begin PROVIDED RECORDS
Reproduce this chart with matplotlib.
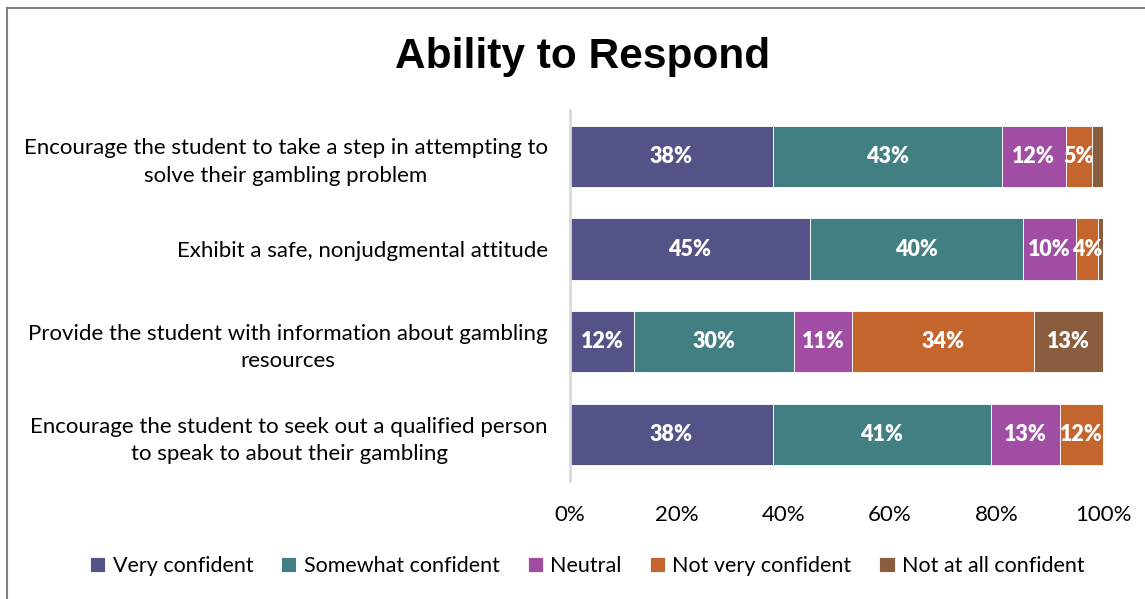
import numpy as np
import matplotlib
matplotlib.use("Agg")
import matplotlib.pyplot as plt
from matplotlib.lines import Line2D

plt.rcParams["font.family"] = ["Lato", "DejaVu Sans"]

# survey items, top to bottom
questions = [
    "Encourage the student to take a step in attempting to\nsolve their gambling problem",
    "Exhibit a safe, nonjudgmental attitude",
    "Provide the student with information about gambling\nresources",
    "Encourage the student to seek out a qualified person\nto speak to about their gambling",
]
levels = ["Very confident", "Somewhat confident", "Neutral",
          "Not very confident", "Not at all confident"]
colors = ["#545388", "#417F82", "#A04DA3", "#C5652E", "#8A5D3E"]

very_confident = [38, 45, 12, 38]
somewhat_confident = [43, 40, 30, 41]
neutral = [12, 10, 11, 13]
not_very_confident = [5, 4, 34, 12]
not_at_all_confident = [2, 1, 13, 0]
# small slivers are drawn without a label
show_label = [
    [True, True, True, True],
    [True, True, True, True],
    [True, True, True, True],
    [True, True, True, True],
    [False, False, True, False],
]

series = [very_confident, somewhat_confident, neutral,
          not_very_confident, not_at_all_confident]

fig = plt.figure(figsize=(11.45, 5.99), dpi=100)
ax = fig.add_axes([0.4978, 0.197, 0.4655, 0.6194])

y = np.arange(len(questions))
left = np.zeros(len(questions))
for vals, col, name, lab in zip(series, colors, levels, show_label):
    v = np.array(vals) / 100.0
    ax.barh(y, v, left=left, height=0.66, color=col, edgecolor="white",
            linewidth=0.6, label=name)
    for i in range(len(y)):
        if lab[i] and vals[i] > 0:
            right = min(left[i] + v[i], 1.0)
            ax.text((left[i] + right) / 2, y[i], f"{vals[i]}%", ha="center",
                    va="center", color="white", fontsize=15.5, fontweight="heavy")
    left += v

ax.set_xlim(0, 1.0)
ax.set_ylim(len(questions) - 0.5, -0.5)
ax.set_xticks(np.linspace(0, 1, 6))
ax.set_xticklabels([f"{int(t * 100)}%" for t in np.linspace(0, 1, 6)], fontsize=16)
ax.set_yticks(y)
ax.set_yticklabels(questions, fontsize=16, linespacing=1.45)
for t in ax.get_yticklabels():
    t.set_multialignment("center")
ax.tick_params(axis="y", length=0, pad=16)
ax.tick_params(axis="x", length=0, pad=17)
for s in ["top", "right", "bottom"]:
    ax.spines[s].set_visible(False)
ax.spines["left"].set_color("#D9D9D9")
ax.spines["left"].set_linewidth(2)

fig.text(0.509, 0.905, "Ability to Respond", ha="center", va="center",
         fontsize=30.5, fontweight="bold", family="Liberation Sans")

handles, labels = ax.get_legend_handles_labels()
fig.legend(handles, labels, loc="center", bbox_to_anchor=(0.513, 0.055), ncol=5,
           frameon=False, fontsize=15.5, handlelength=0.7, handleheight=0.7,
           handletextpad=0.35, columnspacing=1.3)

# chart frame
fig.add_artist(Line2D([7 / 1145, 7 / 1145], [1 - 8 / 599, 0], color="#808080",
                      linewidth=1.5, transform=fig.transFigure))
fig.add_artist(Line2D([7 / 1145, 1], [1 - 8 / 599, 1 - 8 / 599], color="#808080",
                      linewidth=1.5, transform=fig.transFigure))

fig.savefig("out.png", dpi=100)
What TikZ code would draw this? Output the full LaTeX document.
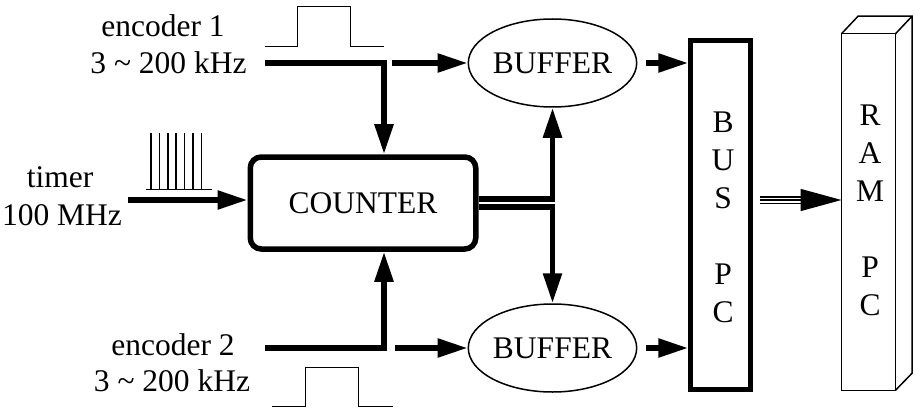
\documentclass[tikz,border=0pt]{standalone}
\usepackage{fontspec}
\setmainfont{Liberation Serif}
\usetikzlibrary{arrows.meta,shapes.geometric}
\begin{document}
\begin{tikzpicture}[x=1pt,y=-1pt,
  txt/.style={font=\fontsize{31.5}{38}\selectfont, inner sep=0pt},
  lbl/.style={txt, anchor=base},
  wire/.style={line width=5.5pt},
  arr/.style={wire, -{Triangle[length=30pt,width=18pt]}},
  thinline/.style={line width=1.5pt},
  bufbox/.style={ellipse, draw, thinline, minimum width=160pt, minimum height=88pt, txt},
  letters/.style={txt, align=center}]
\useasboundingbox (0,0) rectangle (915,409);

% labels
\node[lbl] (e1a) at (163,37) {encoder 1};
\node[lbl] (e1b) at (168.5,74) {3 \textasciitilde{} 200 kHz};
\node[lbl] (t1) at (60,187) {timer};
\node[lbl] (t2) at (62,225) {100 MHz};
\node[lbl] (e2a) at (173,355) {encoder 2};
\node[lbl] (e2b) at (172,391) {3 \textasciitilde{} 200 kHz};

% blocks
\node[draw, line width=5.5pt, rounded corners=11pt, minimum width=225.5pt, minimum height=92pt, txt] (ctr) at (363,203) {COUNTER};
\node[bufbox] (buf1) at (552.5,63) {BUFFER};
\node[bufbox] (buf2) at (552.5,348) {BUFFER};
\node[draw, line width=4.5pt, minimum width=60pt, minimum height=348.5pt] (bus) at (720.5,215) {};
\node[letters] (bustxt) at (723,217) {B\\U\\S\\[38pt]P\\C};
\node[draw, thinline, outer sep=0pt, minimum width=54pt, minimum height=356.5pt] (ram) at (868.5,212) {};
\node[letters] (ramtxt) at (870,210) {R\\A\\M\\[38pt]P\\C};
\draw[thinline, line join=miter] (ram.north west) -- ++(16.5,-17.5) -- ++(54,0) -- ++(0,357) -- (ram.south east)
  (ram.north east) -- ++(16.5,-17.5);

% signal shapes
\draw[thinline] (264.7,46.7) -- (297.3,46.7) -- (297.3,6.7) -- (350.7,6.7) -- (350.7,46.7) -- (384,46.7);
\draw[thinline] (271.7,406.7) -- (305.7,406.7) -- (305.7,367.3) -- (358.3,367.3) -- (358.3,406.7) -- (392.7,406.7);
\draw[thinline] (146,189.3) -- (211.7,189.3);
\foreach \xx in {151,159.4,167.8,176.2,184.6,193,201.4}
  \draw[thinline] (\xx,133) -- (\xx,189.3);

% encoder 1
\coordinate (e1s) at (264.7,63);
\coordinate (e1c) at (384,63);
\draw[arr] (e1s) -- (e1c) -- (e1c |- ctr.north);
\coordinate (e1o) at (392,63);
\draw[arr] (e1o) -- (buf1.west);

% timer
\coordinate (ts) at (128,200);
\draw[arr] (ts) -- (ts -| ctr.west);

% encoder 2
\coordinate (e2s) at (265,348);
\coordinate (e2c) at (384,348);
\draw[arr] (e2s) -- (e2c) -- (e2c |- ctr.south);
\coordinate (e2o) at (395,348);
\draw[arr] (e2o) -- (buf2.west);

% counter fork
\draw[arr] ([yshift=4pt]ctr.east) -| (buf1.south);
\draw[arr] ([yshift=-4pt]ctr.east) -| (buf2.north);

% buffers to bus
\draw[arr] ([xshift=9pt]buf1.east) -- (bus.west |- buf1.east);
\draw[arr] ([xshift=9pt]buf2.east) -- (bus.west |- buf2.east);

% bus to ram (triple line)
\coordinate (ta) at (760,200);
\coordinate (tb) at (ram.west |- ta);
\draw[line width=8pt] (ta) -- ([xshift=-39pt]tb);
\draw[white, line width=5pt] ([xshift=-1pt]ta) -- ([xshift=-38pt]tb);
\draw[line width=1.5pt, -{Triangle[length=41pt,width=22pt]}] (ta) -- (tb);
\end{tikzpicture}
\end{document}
end PROVIDED RECORDS
WORK TO COMPLETE>
Give the entries again word for word, but skip the pictures.

OUTPUT OF THE TASK>
Reproduce this chart with matplotlib.
import numpy as np
import matplotlib
matplotlib.use("Agg")
import matplotlib.pyplot as plt
from matplotlib.lines import Line2D

plt.rcParams["font.family"] = ["Lato", "DejaVu Sans"]

# survey items, top to bottom
questions = [
    "Encourage the student to take a step in attempting to\nsolve their gambling problem",
    "Exhibit a safe, nonjudgmental attitude",
    "Provide the student with information about gambling\nresources",
    "Encourage the student to seek out a qualified person\nto speak to about their gambling",
]
levels = ["Very confident", "Somewhat confident", "Neutral",
          "Not very confident", "Not at all confident"]
colors = ["#545388", "#417F82", "#A04DA3", "#C5652E", "#8A5D3E"]

very_confident = [38, 45, 12, 38]
somewhat_confident = [43, 40, 30, 41]
neutral = [12, 10, 11, 13]
not_very_confident = [5, 4, 34, 12]
not_at_all_confident = [2, 1, 13, 0]
# small slivers are drawn without a label
show_label = [
    [True, True, True, True],
    [True, True, True, True],
    [True, True, True, True],
    [True, True, True, True],
    [False, False, True, False],
]

series = [very_confident, somewhat_confident, neutral,
          not_very_confident, not_at_all_confident]

fig = plt.figure(figsize=(11.45, 5.99), dpi=100)
ax = fig.add_axes([0.4978, 0.197, 0.4655, 0.6194])

y = np.arange(len(questions))
left = np.zeros(len(questions))
for vals, col, name, lab in zip(series, colors, levels, show_label):
    v = np.array(vals) / 100.0
    ax.barh(y, v, left=left, height=0.66, color=col, edgecolor="white",
            linewidth=0.6, label=name)
    for i in range(len(y)):
        if lab[i] and vals[i] > 0:
            right = min(left[i] + v[i], 1.0)
            ax.text((left[i] + right) / 2, y[i], f"{vals[i]}%", ha="center",
                    va="center", color="white", fontsize=15.5, fontweight="heavy")
    left += v

ax.set_xlim(0, 1.0)
ax.set_ylim(len(questions) - 0.5, -0.5)
ax.set_xticks(np.linspace(0, 1, 6))
ax.set_xticklabels([f"{int(t * 100)}%" for t in np.linspace(0, 1, 6)], fontsize=16)
ax.set_yticks(y)
ax.set_yticklabels(questions, fontsize=16, linespacing=1.45)
for t in ax.get_yticklabels():
    t.set_multialignment("center")
ax.tick_params(axis="y", length=0, pad=16)
ax.tick_params(axis="x", length=0, pad=17)
for s in ["top", "right", "bottom"]:
    ax.spines[s].set_visible(False)
ax.spines["left"].set_color("#D9D9D9")
ax.spines["left"].set_linewidth(2)

fig.text(0.509, 0.905, "Ability to Respond", ha="center", va="center",
         fontsize=30.5, fontweight="bold", family="Liberation Sans")

handles, labels = ax.get_legend_handles_labels()
fig.legend(handles, labels, loc="center", bbox_to_anchor=(0.513, 0.055), ncol=5,
           frameon=False, fontsize=15.5, handlelength=0.7, handleheight=0.7,
           handletextpad=0.35, columnspacing=1.3)

# chart frame
fig.add_artist(Line2D([7 / 1145, 7 / 1145], [1 - 8 / 599, 0], color="#808080",
                      linewidth=1.5, transform=fig.transFigure))
fig.add_artist(Line2D([7 / 1145, 1], [1 - 8 / 599, 1 - 8 / 599], color="#808080",
                      linewidth=1.5, transform=fig.transFigure))

fig.savefig("out.png", dpi=100)
What TikZ code would draw this? Output the full LaTeX document.
\documentclass[tikz,border=0pt]{standalone}
\usepackage{fontspec}
\setmainfont{Liberation Serif}
\usetikzlibrary{arrows.meta,shapes.geometric}
\begin{document}
\begin{tikzpicture}[x=1pt,y=-1pt,
  txt/.style={font=\fontsize{31.5}{38}\selectfont, inner sep=0pt},
  lbl/.style={txt, anchor=base},
  wire/.style={line width=5.5pt},
  arr/.style={wire, -{Triangle[length=30pt,width=18pt]}},
  thinline/.style={line width=1.5pt},
  bufbox/.style={ellipse, draw, thinline, minimum width=160pt, minimum height=88pt, txt},
  letters/.style={txt, align=center}]
\useasboundingbox (0,0) rectangle (915,409);

% labels
\node[lbl] (e1a) at (163,37) {encoder 1};
\node[lbl] (e1b) at (168.5,74) {3 \textasciitilde{} 200 kHz};
\node[lbl] (t1) at (60,187) {timer};
\node[lbl] (t2) at (62,225) {100 MHz};
\node[lbl] (e2a) at (173,355) {encoder 2};
\node[lbl] (e2b) at (172,391) {3 \textasciitilde{} 200 kHz};

% blocks
\node[draw, line width=5.5pt, rounded corners=11pt, minimum width=225.5pt, minimum height=92pt, txt] (ctr) at (363,203) {COUNTER};
\node[bufbox] (buf1) at (552.5,63) {BUFFER};
\node[bufbox] (buf2) at (552.5,348) {BUFFER};
\node[draw, line width=4.5pt, minimum width=60pt, minimum height=348.5pt] (bus) at (720.5,215) {};
\node[letters] (bustxt) at (723,217) {B\\U\\S\\[38pt]P\\C};
\node[draw, thinline, outer sep=0pt, minimum width=54pt, minimum height=356.5pt] (ram) at (868.5,212) {};
\node[letters] (ramtxt) at (870,210) {R\\A\\M\\[38pt]P\\C};
\draw[thinline, line join=miter] (ram.north west) -- ++(16.5,-17.5) -- ++(54,0) -- ++(0,357) -- (ram.south east)
  (ram.north east) -- ++(16.5,-17.5);

% signal shapes
\draw[thinline] (264.7,46.7) -- (297.3,46.7) -- (297.3,6.7) -- (350.7,6.7) -- (350.7,46.7) -- (384,46.7);
\draw[thinline] (271.7,406.7) -- (305.7,406.7) -- (305.7,367.3) -- (358.3,367.3) -- (358.3,406.7) -- (392.7,406.7);
\draw[thinline] (146,189.3) -- (211.7,189.3);
\foreach \xx in {151,159.4,167.8,176.2,184.6,193,201.4}
  \draw[thinline] (\xx,133) -- (\xx,189.3);

% encoder 1
\coordinate (e1s) at (264.7,63);
\coordinate (e1c) at (384,63);
\draw[arr] (e1s) -- (e1c) -- (e1c |- ctr.north);
\coordinate (e1o) at (392,63);
\draw[arr] (e1o) -- (buf1.west);

% timer
\coordinate (ts) at (128,200);
\draw[arr] (ts) -- (ts -| ctr.west);

% encoder 2
\coordinate (e2s) at (265,348);
\coordinate (e2c) at (384,348);
\draw[arr] (e2s) -- (e2c) -- (e2c |- ctr.south);
\coordinate (e2o) at (395,348);
\draw[arr] (e2o) -- (buf2.west);

% counter fork
\draw[arr] ([yshift=4pt]ctr.east) -| (buf1.south);
\draw[arr] ([yshift=-4pt]ctr.east) -| (buf2.north);

% buffers to bus
\draw[arr] ([xshift=9pt]buf1.east) -- (bus.west |- buf1.east);
\draw[arr] ([xshift=9pt]buf2.east) -- (bus.west |- buf2.east);

% bus to ram (triple line)
\coordinate (ta) at (760,200);
\coordinate (tb) at (ram.west |- ta);
\draw[line width=8pt] (ta) -- ([xshift=-39pt]tb);
\draw[white, line width=5pt] ([xshift=-1pt]ta) -- ([xshift=-38pt]tb);
\draw[line width=1.5pt, -{Triangle[length=41pt,width=22pt]}] (ta) -- (tb);
\end{tikzpicture}
\end{document}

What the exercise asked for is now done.